Because vector A has links to sites B, to C, and to D, but

it doesn't have a link to itself.

Also, because there are three links in this page in total,

we would normalize by a factor of a third.

So the total click probability sums to one.

So we can write, L_A =

(0, a third, a third, a third).

Following the same logic, the link vectors in the next two sites are shown here.

And finally, for page D, we can write L_D is going to equal,

so D is connected to B and C, but not A, two sides in total,

(0, a half, a half, 0).

We can now build our link matrix L by using each of our

linked vectors as a column, which you can see will form a square matrix.

What we're trying to represent here with our matrix L

is the probability of ending up on each of the pages.

For example, the only way to get to A is by being at B.

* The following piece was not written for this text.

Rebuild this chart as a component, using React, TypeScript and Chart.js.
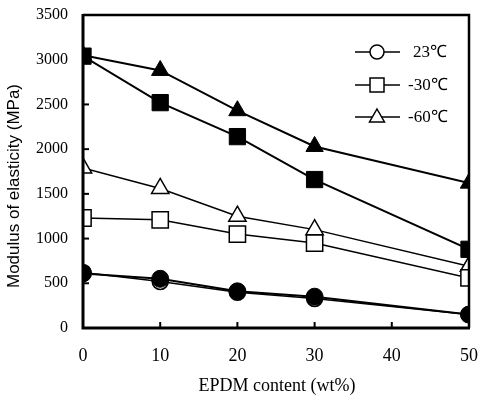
import React, { useEffect, useRef } from "react";
import { Chart, registerables } from "chart.js";

Chart.register(...registerables);

const epdmContent = [0, 10, 20, 30, 50];
const open23 = [620, 520, 400, 330, 150];
const filled23 = [610, 550, 410, 350, 150];
const open30 = [1230, 1210, 1050, 950, 560];
const filled30 = [3040, 2520, 2140, 1660, 880];
const open60 = [1790, 1560, 1250, 1100, 690];
const filled60 = [3050, 2880, 2430, 2030, 1620];
const legendLabels = ["23℃", "-30℃", "-60℃"];
const xTitle = "EPDM content (wt%)";
const yTitle = "Modulus of elasticity (MPa)";

const pts = (vals: number[]) => vals.map((v, i) => ({ x: epdmContent[i], y: v }));

const SERIF = "'Liberation Serif', 'Times New Roman', serif";
const SANS = "'Liberation Sans', Arial, sans-serif";

const framePlugin = {
  id: "frameAndDecor",
  afterDraw(chart: any) {
    const { ctx, chartArea } = chart;
    const { left, right, top, bottom } = chartArea;
    ctx.save();
    ctx.strokeStyle = "#000";
    // frame
    ctx.lineWidth = 2.5;
    ctx.beginPath();
    ctx.moveTo(left, top);
    ctx.lineTo(right, top);
    ctx.lineTo(right, bottom);
    ctx.stroke();
    ctx.lineWidth = 3;
    ctx.beginPath();
    ctx.moveTo(left, top - 1);
    ctx.lineTo(left, bottom);
    ctx.lineTo(right + 1, bottom);
    ctx.stroke();
    // inner ticks
    ctx.lineWidth = 2;
    const ys = chart.scales.y;
    ys.ticks.forEach((t: any) => {
      const p = ys.getPixelForValue(t.value);
      ctx.beginPath();
      ctx.moveTo(left, p);
      ctx.lineTo(left + 6, p);
      ctx.stroke();
    });
    const xs = chart.scales.x;
    xs.ticks.forEach((t: any) => {
      const p = xs.getPixelForValue(t.value);
      ctx.beginPath();
      ctx.moveTo(p, bottom);
      ctx.lineTo(p, bottom - 6);
      ctx.stroke();
    });
    // titles
    ctx.fillStyle = "#000";
    ctx.textAlign = "center";
    ctx.textBaseline = "middle";
    ctx.font = `18px ${SERIF}`;
    ctx.fillText(xTitle, 277, 386);
    ctx.save();
    ctx.translate(14, 186);
    ctx.rotate(-Math.PI / 2);
    ctx.font = `17px ${SANS}`;
    ctx.fillText(yTitle, 0, 0);
    ctx.restore();
    // legend
    const rows = [52, 85, 117];
    const lx0 = 355;
    const lx1 = 400;
    const mx = 377;
    ctx.font = `17px ${SERIF}`;
    ctx.textAlign = "left";
    rows.forEach((ry, i) => {
      ctx.lineWidth = 1.5;
      ctx.strokeStyle = "#000";
      ctx.beginPath();
      ctx.moveTo(lx0, ry);
      ctx.lineTo(lx1, ry);
      ctx.stroke();
      ctx.fillStyle = "#fff";
      ctx.beginPath();
      if (i === 0) {
        ctx.arc(mx, ry, 7, 0, Math.PI * 2);
      } else if (i === 1) {
        ctx.rect(mx - 7, ry - 7, 14, 14);
      } else {
        ctx.moveTo(mx, ry - 8);
        ctx.lineTo(mx + 7.5, ry + 5);
        ctx.lineTo(mx - 7.5, ry + 5);
        ctx.closePath();
      }
      ctx.fill();
      ctx.stroke();
      ctx.fillStyle = "#000";
      ctx.fillText(legendLabels[i], i === 0 ? 413 : 408, ry + 1);
    });
    ctx.restore();
  },
};

export default function App() {
  const ref = useRef<HTMLCanvasElement | null>(null);
  useEffect(() => {
    document.body.style.margin = "0";
    if (!ref.current) return;
    const openStyle = (style: string, r: number) => ({
      borderColor: "#000",
      borderWidth: 1.5,
      pointStyle: style,
      pointRadius: r,
      pointHoverRadius: r,
      pointBackgroundColor: "#fff",
      pointBorderColor: "#000",
      pointBorderWidth: 1.5,
      fill: false,
      tension: 0,
    });
    const filledStyle = (style: string, r: number) => ({
      borderColor: "#000",
      borderWidth: 2,
      pointStyle: style,
      pointRadius: r,
      pointHoverRadius: r,
      pointBackgroundColor: "#000",
      pointBorderColor: "#000",
      pointBorderWidth: 1,
      fill: false,
      tension: 0,
    });
    const chart = new Chart(ref.current, {
      type: "line",
      data: {
        datasets: [
          { label: "23℃ filled", data: pts(filled23), ...filledStyle("circle", 8.5) },
          { label: legendLabels[0], data: pts(open23), ...openStyle("circle", 8) },
          { label: "-30℃ filled", data: pts(filled30), ...filledStyle("rect", 11.5) },
          { label: legendLabels[1], data: pts(open30), ...openStyle("rect", 11.5) },
          { label: "-60℃ filled", data: pts(filled60), ...filledStyle("triangle", 10) },
          { label: legendLabels[2], data: pts(open60), ...openStyle("triangle", 10) },
        ] as any,
      },
      options: {
        animation: false,
        responsive: false,
        layout: { padding: { top: 15, right: 10, left: 0, bottom: 0 } },
        plugins: { legend: { display: false }, tooltip: { enabled: false } },
        scales: {
          x: {
            type: "linear",
            min: 0,
            max: 50,
            afterFit: (s: any) => {
              s.height = 69;
              s.paddingLeft = 0;
              s.paddingRight = 0;
            },
            ticks: {
              stepSize: 10,
              color: "#000",
              padding: 17,
              font: { family: SERIF, size: 18 },
              callback: (v: any) => String(v),
            },
            grid: { display: false, drawTicks: false },
            border: { display: false },
          },
          y: {
            type: "linear",
            min: 0,
            max: 3500,
            afterFit: (s: any) => {
              s.width = 83;
              s.paddingTop = 0;
              s.paddingBottom = 0;
            },
            ticks: {
              stepSize: 500,
              color: "#000",
              padding: 15,
              font: { family: SERIF, size: 16 },
              callback: (v: any) => String(v),
            },
            grid: { display: false, drawTicks: false },
            border: { display: false },
          },
        },
      } as any,
      plugins: [framePlugin],
    });
    return () => chart.destroy();
  }, []);
  return <canvas ref={ref} width={482} height={397} style={{ display: "block" }} />;
}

So you then need to know the probability of being at B,

which you could've got to from either A or D.

As you can see, this problem is self-referential,

as the ranks on all the pages depend on all the others.

Although we built our matrix from columns of outward links, we can see that

the rows describe inward links normalized with respect to their page of origin.

3:08

We can now write an expression which summarises the approach.

We're going to use the vector r to store the rank of all webpages.

To calculate the rank of page A,

you need to know three things about all other pages on the Internet.

What's your rank?

Do you link to page A?

And how many outgoing links do you have in total?

The following expression combines these three pieces of information for

webpage A only.

So r_A is going to equal the sum from j = 1 to n,

where n is all the webpages of the link matrix relevant to webpage A and

location j, multiplied by the rank at location j.

So this is going to scroll through each of our webpages.

Which means that the rank of A is the sum of the ranks of all the pages which link

to it, weighted by their specific link probability taken from matrix L.

Now we want to be able to write this expression for

all pages and solve them simultaneously.

Thinking back to our linear algebra, we can rewrite the above

expression applied to all webpages as a simple matrix multiplication.

So r = Lr.

Clearly, we start off not knowing r.

So we simply assume that all the ranks are equally and normalise them by the total

number of webpages in our analysis, which in this case is 4.

So r equals a quarter, a quarter,

a quarter, a quarter.

4:58

Applying this expression repeatedly means that we are solving this problem

iteratively.

Each time we do this, we update the values in r until, eventually, r stops changing.

So now r really does equal Lr.

Thinking back to the previous videos in this module, this implies that r is now

an eigenvector of matrix L, with an eigenvalue of 1.

At this point, you might well be thinking,

if we want to multiply r by L many times, perhaps this will be best

tackled by applying the diagonalization method that we saw in the last video.

But don't forget, this would require us to already know all of the Eigen vectors,

which is what we're trying to find in the first place.

So now that we have an equation, and

hopefully some idea of where it came from, we can ask our computer

to iteratively apply it until it converges to find our rank vector.

You can see that although it takes about ten iterations for the numbers to settle

down, the order is already established after the first iteration.

However, this is just an artifact of our system being so tiny.

So now we have our result, which says that as Procrastinating Pat randomly clicks

around our network, we'd expect them to spend about 40% of their time on page D.

But only about 12% of their time on page A, with 24% on each of pages B and C.

We now have our ranking, with D at the top and A at the bottom, and B and

C equal in the middle.

As it turns out, although there are many approaches for

efficiently calculating eigenvectors that have been developed over the years,

repeatedly multiplying a randomly selected initial guest vector by a matrix,

which is called the power method, is still very effective for

the page rank problem for two reasons.

Firstly, although the power method will clearly only give you one eigenvector, when

we know that there will be n for an n webpage system,

it turns out that because of the way we've structured our link matrix,

the vector it gives you will always be the one that you're looking for, with an eigenvalue of 1.

Secondly, although this is not true for the full webpage mini Internet,

when looking at the real Internet you can imagine that almost every entry in

the link matrix will be zero, i.e,, most pages don't connect to most other pages.

This is referred to as a sparse matrix.

And algorithms exist such that multiplications can be performed

very efficiently.

7:28

This adds an additional term to our iterative formula.

So r i + 1 is now going to equal d, times Lri + 1- d over n.

d is something between 0 and 1.

And you can think of it as 1 minus the probability with which

procrastinating Pat suddenly, randomly types in a web address,

rather than clicking on a link on his current page.

The effect that this has on the actual calculation is about finding a compromise

between speed and stability of the iterative convergence process.

There are over one billion websites on the Internet today, compared with just a few

million when the page rank algorithm was first published in 1998.

And so the methods for search and ranking have had to evolve to maximize efficiency,

although the core concept has remained unchanged for many years.